Deep learning makes impressive progress based on large-scale and well-annotated datasets. In real-world applications, it often assumes that the test data has a similar distribution with the training data. However, large-scale and well-annotated datasets are time-consuming and expensive. Furthermore, the test assumption can be easily violated. The model performance may be seriously degraded due to lacking well-annotated training data or the training and test data following different distributions. To alleviate the performance degradation, we focus on unsupervised domain adaptation, which attempts to leverage the learned knowledge from a labeled training dataset (source domain) to adapt the deep model to a completely unlabeled test dataset (target domain). Mainstream domain adaptation works focus on minimizing the discrepancy between the source and target domains within a discriminative modeling framework. However, it is difficult to take into consideration the class-level distribution during discrepancy minimization. Different from previous methods, we propose unsupervised source-free domain adaptation methods based on generative models. Generative models are beneficial for learning the distribution of the target domain and based on the knowledge, these models generate training data, which augments the performance on the target domain.
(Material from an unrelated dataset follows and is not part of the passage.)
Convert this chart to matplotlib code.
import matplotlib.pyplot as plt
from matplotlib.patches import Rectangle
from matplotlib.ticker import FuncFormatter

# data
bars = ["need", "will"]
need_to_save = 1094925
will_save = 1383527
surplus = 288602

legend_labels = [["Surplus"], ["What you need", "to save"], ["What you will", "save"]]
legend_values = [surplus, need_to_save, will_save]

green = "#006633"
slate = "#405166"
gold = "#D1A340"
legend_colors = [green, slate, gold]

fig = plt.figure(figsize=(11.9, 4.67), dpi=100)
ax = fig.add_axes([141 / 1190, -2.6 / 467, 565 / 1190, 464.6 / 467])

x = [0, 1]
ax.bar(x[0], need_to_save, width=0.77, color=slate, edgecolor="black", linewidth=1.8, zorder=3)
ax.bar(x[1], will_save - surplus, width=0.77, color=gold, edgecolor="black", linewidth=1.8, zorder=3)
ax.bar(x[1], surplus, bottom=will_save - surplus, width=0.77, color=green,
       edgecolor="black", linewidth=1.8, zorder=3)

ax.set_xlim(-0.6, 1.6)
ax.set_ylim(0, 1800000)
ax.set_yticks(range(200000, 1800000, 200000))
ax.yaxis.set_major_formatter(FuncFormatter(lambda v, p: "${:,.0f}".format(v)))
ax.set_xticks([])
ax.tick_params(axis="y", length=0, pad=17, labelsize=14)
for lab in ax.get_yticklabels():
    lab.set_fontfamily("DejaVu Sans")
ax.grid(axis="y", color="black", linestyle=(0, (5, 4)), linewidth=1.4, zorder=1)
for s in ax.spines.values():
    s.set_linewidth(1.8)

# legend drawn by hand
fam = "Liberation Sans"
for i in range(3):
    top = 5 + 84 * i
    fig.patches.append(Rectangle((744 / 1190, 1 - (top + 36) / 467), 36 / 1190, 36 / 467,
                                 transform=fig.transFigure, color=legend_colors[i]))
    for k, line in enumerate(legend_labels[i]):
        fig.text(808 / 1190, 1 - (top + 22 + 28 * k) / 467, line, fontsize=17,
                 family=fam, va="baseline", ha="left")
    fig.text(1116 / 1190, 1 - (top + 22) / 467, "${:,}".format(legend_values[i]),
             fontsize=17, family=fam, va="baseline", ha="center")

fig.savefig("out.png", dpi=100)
Pedestrian detection is a fundamental and critical step toward many real-world applications, such as surveillance and autonomous driving. Precise detection of pedestrians is crucial for understanding the target environment. The performance of existing pedestrian detection methods is highly dependent on sufficient labeled training data. To reduce the dependence, we propose a semi-supervised pedestrian detection approach for the case where only a small portion of training data are annotated. Our aim is to improve the quality of the pedestrian instances collected from unannotated data. Toward this end, a Generative Adversarial Network (GAN)-based model is designed to improve the collected instances in terms of alignment and completeness of human body structure. The resulting instances increase the diversity of training data and eventually lead to better detection performance in the target scene.

Generic conditional generative modeling is based on the assumption that the amount of labeled training data is adequate. This does not hold when learning on fine-grained data, due to the reason that both data acquisition and annotation may be expensive and require extensive expertise. On the other hand, the distinctions among different categories can be subtle. To precisely capture class semantics, while at the same time alleviate the level of complexity of both model design and training, we propose a single-stage controllable generative adversarial network. In our model, we take into account three factors of variation for generative modeling: class-independent content, cross-class attributes and class semantics, and associate them with different variables. The proposed approach delivers a semantically controllable image generation process and high-fidelity synthesized images of fine-grained categories.